The study, headed by Lisa M. McKenzie, PhD, MPH, and colleagues at the University of Colorado Anschutz Medical Campus, analyzed 97 men and women living in Fort Collins, Greeley and Windsor, Colorado. The authors said an upward trend in oil and gas extraction, fracking, horizontal drilling and micro-seismic imaging means U.S. residents are increasingly being exposed to potentially harmful noise and emissions.
“More than 17.4 million people in the U.S. now live within one mile of an active oil and gas well,” McKenzie said in a release. “While behavioral and genetic factors contribute to the burden of CVD, exposure to environmental stressors, such as air pollution, noise and psychosocial stress also contribute to cardiovascular morbidity and mortality.”
McKenzie and her team’s study complements recent reports, which have found that both an excess of noise and an excess of the kind of particulate matter emitted from oil and gas operations can contribute to a decline in cardiovascular health.
The 97 participants enrolled in the trial were tobacco- and marijuana-free and held jobs that didn’t expose them to dust, fumes, solvents or oil or gas development activities. None of them had a history of diabetes, chronic obstructive pulmonary disease or chronic inflammatory disease.
The researchers collected between one and three measures of each patient’s augmentation index (a non-invasive measure of arterial stiffness), systolic and diastolic blood pressure (SBP and DBP) and plasma concentrations of interleukin-1B, -6, -8 and tumor necrosis factor alpha. The intensity of oil and gas activity around an individual’s residence was calculated by weighting well counts within 16 kilometers of a person’s home by intensity and distance.
Between October 2015 and May 2016, McKenzie et al. found that participants who lived closer to oil and gas wells saw worse cardiovascular health. Compared to the lowest-exposure tertile, adjusted mean augmentation index differed by 6 percent and 5.1 percent between those with high and medium exposure to wells, respectively.

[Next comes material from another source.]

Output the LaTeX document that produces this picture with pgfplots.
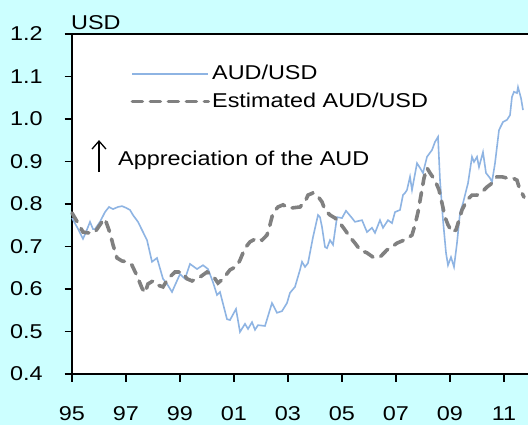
\documentclass[border=0pt]{standalone}
\usepackage{fontspec}
\setmainfont{Liberation Sans}[FakeStretch=1.17]
\usepackage{pgfplots}
\pgfplotsset{compat=1.18}
\usetikzlibrary{arrows.meta}
\definecolor{bgc}{RGB}{204,255,255}
\definecolor{audblue}{RGB}{142,180,227}
\definecolor{estgray}{RGB}{128,128,128}
\begin{document}
\fontsize{20bp}{24bp}\selectfont
\begin{tikzpicture}
\fill[bgc] (-72bp,-51bp) rectangle (456bp,374bp);
\path[use as bounding box] (-72bp,-51bp) rectangle (456bp,374bp);
\begin{axis}[
  at={(0,0)}, anchor=south west,
  scale only axis, width=456bp, height=340bp,
  xmin=1995, xmax=2011.889, ymin=0.4, ymax=1.2,
  axis background/.style={fill=white},
  axis x line*=bottom, axis y line*=left,
  axis line style={line width=1.5bp, black, -},
  xtick={1995,1997,1999,2001,2003,2005,2007,2009,2011},
  xticklabels={95,97,99,01,03,05,07,09,11},
  ytick={0.4,0.5,0.6,0.7,0.8,0.9,1.0,1.1,1.2},
  ticklabel style={font=\fontsize{20bp}{24bp}\selectfont},
  xticklabel style={yshift=-18bp},
  yticklabel style={xshift=-15bp},
  y tick label style={/pgf/number format/.cd, fixed, fixed zerofill, precision=1},
  /pgf/number format/assume math mode=true,
  tick align=outside,
  major tick length=7.5bp,
  every tick/.style={line width=1.4bp, black},
  clip=false,
  legend style={draw=none, fill=none, at={(0.128,0.9147)}, anchor=north west,
    inner sep=0pt, row sep=6bp, font=\fontsize{20bp}{24bp}\selectfont},
  legend cell align=left,
  legend image code/.code={\draw[#1] (0bp,0bp) -- (76bp,0bp);},
]
\addplot[audblue, line width=1.6bp] coordinates {
(1995.000,0.767) (1995.185,0.746) (1995.407,0.718) (1995.519,0.734) (1995.667,0.758)
(1995.778,0.741) (1995.852,0.741) (1996.037,0.758) (1996.222,0.781) (1996.370,0.793)
(1996.519,0.788) (1996.704,0.793) (1996.852,0.795) (1997.000,0.791) (1997.148,0.786)
(1997.259,0.774) (1997.444,0.758) (1997.630,0.734) (1997.778,0.715) (1997.963,0.664)
(1998.148,0.673) (1998.370,0.624) (1998.519,0.612) (1998.704,0.593) (1998.815,0.609)
(1999.000,0.635) (1999.185,0.624) (1999.370,0.659) (1999.630,0.647) (1999.852,0.656)
(2000.037,0.647) (2000.222,0.616) (2000.370,0.586) (2000.481,0.593) (2000.741,0.529)
(2000.852,0.527) (2001.074,0.553) (2001.222,0.499) (2001.407,0.518) (2001.519,0.506)
(2001.667,0.522) (2001.778,0.504) (2001.889,0.515) (2002.148,0.513) (2002.407,0.567)
(2002.593,0.544) (2002.778,0.548) (2002.963,0.567) (2003.074,0.591) (2003.259,0.605)
(2003.444,0.645) (2003.519,0.664) (2003.630,0.652) (2003.741,0.661) (2003.926,0.722)
(2004.111,0.774) (2004.185,0.769) (2004.259,0.746) (2004.370,0.699) (2004.444,0.696)
(2004.556,0.715) (2004.667,0.704) (2004.815,0.769) (2005.000,0.767) (2005.148,0.784)
(2005.370,0.767) (2005.481,0.758) (2005.741,0.762) (2005.926,0.734) (2006.111,0.744)
(2006.222,0.732) (2006.407,0.762) (2006.519,0.744) (2006.704,0.762) (2006.852,0.755)
(2006.963,0.781) (2007.148,0.786) (2007.259,0.821) (2007.333,0.826) (2007.407,0.833)
(2007.519,0.864) (2007.593,0.833) (2007.778,0.896) (2007.889,0.885) (2008.000,0.873)
(2008.148,0.911) (2008.333,0.927) (2008.444,0.946) (2008.556,0.958) (2008.630,0.856)
(2008.741,0.762) (2008.852,0.685) (2008.926,0.656) (2009.037,0.675) (2009.148,0.652)
(2009.259,0.708) (2009.370,0.779) (2009.481,0.802) (2009.667,0.849) (2009.815,0.911)
(2009.889,0.899) (2010.000,0.911) (2010.074,0.887) (2010.222,0.922) (2010.333,0.873)
(2010.481,0.861) (2010.556,0.852) (2010.667,0.896) (2010.815,0.974) (2010.963,0.993)
(2011.111,0.998) (2011.222,1.009) (2011.296,1.052) (2011.370,1.064) (2011.481,1.061)
(2011.519,1.075) (2011.630,1.049) (2011.704,1.021)
};
\addlegendentry{AUD/USD}
\addplot[estgray, line width=3.6bp, line cap=round, dash pattern=on 10bp off 8bp] coordinates {
(1995.000,0.779) (1995.222,0.755) (1995.407,0.734) (1995.593,0.732) (1995.852,0.734)
(1996.111,0.758) (1996.222,0.765) (1996.407,0.732) (1996.519,0.704) (1996.667,0.673)
(1996.852,0.666) (1997.037,0.664) (1997.222,0.656) (1997.407,0.631) (1997.593,0.602)
(1997.704,0.591) (1997.815,0.612) (1998.000,0.619) (1998.185,0.609) (1998.370,0.605)
(1998.556,0.624) (1998.815,0.640) (1999.074,0.640) (1999.259,0.624) (1999.444,0.619)
(1999.741,0.628) (2000.000,0.640) (2000.222,0.631) (2000.407,0.614) (2000.593,0.624)
(2000.852,0.645) (2001.111,0.654) (2001.222,0.668) (2001.407,0.696) (2001.593,0.711)
(2001.852,0.720) (2002.037,0.715) (2002.222,0.727) (2002.333,0.751) (2002.444,0.779)
(2002.630,0.793) (2002.815,0.798) (2003.000,0.791) (2003.185,0.791) (2003.444,0.793)
(2003.630,0.805) (2003.741,0.821) (2003.926,0.826) (2004.074,0.821) (2004.259,0.805)
(2004.370,0.786) (2004.556,0.774) (2004.741,0.767) (2004.926,0.755) (2005.111,0.739)
(2005.296,0.722) (2005.481,0.708) (2005.667,0.692) (2005.926,0.685) (2006.148,0.675)
(2006.407,0.675) (2006.667,0.692) (2006.852,0.699) (2007.037,0.708) (2007.222,0.713)
(2007.407,0.718) (2007.593,0.727) (2007.704,0.751) (2007.815,0.781) (2007.926,0.821)
(2008.037,0.861) (2008.148,0.885) (2008.259,0.873) (2008.444,0.856) (2008.593,0.833)
(2008.704,0.802) (2008.815,0.769) (2008.926,0.751) (2009.074,0.734) (2009.222,0.739)
(2009.333,0.762) (2009.444,0.786) (2009.630,0.809) (2009.815,0.821) (2010.000,0.821)
(2010.185,0.828) (2010.370,0.840) (2010.556,0.849) (2010.741,0.864) (2010.926,0.864)
(2011.111,0.861) (2011.333,0.861) (2011.481,0.856) (2011.556,0.840) (2011.667,0.826)
(2011.741,0.816)
};
\addlegendentry{Estimated AUD/USD}
\draw[line width=1.5bp] (rel axis cs:0,1) -- (rel axis cs:1,1);
\node[anchor=base west, inner sep=0pt] at ([xshift=-1bp,yshift=5bp]rel axis cs:0,1) {USD};
\draw[line width=1.3bp, -{Straight Barb[length=8bp,width=14bp,line width=1.3bp]}] (rel axis cs:0.0592,0.594) -- (rel axis cs:0.0592,0.688);
\node[anchor=west, inner sep=0pt] at (rel axis cs:0.1009,0.629) {Appreciation of the AUD};
\end{axis}
\end{tikzpicture}
\end{document}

The greatest concentrations of interleukin and tumor necrosis factor alpha, two markers that have been associated with psychosocial stress and short-term exposure to air pollution, were found in those with the greatest exposure to oil and gas operations.
“We are not sure whether the responsible factor is noise or emissions from the well pads or something else, but we did observe that with more intense oil and gas activity around a person’s home, cardiovascular disease indicator levels increased,” McKenzie said.

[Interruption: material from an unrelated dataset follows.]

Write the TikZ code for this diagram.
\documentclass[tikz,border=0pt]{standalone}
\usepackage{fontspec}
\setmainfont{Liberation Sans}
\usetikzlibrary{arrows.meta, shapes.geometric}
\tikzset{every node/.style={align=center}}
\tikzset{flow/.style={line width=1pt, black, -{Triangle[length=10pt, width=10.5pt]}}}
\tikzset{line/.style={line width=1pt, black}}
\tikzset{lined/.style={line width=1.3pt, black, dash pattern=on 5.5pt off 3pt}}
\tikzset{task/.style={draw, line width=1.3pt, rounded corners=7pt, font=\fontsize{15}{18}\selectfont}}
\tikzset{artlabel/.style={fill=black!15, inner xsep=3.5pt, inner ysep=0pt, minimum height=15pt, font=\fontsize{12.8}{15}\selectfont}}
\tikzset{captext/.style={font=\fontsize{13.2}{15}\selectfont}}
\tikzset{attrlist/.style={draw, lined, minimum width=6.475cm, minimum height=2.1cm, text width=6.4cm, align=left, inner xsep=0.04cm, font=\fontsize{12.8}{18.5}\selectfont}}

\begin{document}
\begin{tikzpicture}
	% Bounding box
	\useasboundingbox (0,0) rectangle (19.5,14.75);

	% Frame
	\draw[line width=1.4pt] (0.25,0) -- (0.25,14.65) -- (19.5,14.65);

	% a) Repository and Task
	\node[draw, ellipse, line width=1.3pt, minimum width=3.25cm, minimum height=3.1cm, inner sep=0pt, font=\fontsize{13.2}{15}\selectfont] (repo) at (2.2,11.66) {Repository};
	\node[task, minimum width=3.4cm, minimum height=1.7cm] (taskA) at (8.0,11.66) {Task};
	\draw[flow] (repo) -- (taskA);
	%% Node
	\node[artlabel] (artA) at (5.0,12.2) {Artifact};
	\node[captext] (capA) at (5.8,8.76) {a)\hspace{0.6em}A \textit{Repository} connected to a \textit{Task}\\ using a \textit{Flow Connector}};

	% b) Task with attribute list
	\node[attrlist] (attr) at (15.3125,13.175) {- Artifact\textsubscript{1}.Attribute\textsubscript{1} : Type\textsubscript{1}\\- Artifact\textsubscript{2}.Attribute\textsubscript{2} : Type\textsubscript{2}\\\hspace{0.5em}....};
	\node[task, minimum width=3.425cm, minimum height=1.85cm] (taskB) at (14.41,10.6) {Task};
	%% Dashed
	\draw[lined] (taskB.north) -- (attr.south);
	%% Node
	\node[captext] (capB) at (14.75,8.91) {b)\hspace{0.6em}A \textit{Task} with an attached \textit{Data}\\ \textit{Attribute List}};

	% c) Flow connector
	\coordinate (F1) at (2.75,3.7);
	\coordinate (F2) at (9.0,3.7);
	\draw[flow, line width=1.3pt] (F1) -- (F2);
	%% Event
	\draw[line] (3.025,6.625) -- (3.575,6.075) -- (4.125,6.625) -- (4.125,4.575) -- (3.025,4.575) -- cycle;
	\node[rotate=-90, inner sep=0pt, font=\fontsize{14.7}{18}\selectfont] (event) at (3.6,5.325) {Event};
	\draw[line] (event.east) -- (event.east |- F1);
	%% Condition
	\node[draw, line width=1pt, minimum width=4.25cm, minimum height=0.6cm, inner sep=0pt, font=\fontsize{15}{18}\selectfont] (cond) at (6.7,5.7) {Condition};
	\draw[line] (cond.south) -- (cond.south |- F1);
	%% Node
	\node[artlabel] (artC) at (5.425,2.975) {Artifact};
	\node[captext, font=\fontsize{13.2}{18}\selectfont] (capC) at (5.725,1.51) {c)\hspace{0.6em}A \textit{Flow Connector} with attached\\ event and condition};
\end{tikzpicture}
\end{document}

SBP and DBP results were consistent in participants taking prescription medications, though the adjusted mean SBP was elevated by 6 mm Hg and 1 mm Hg in the high and medium groups, respectively, versus the low exposure tertile. Associations for DBP were similar.
McKenzie said that while she and her colleagues’ pilot study is small, it indicates the need for more research with a greater number of participants. In the meantime, the team’s data seem to correlate well with results from similar studies.
“Our study findings support the use of these indicators of cardiovascular disease in future studies on oil and gas development in residential areas,” she said.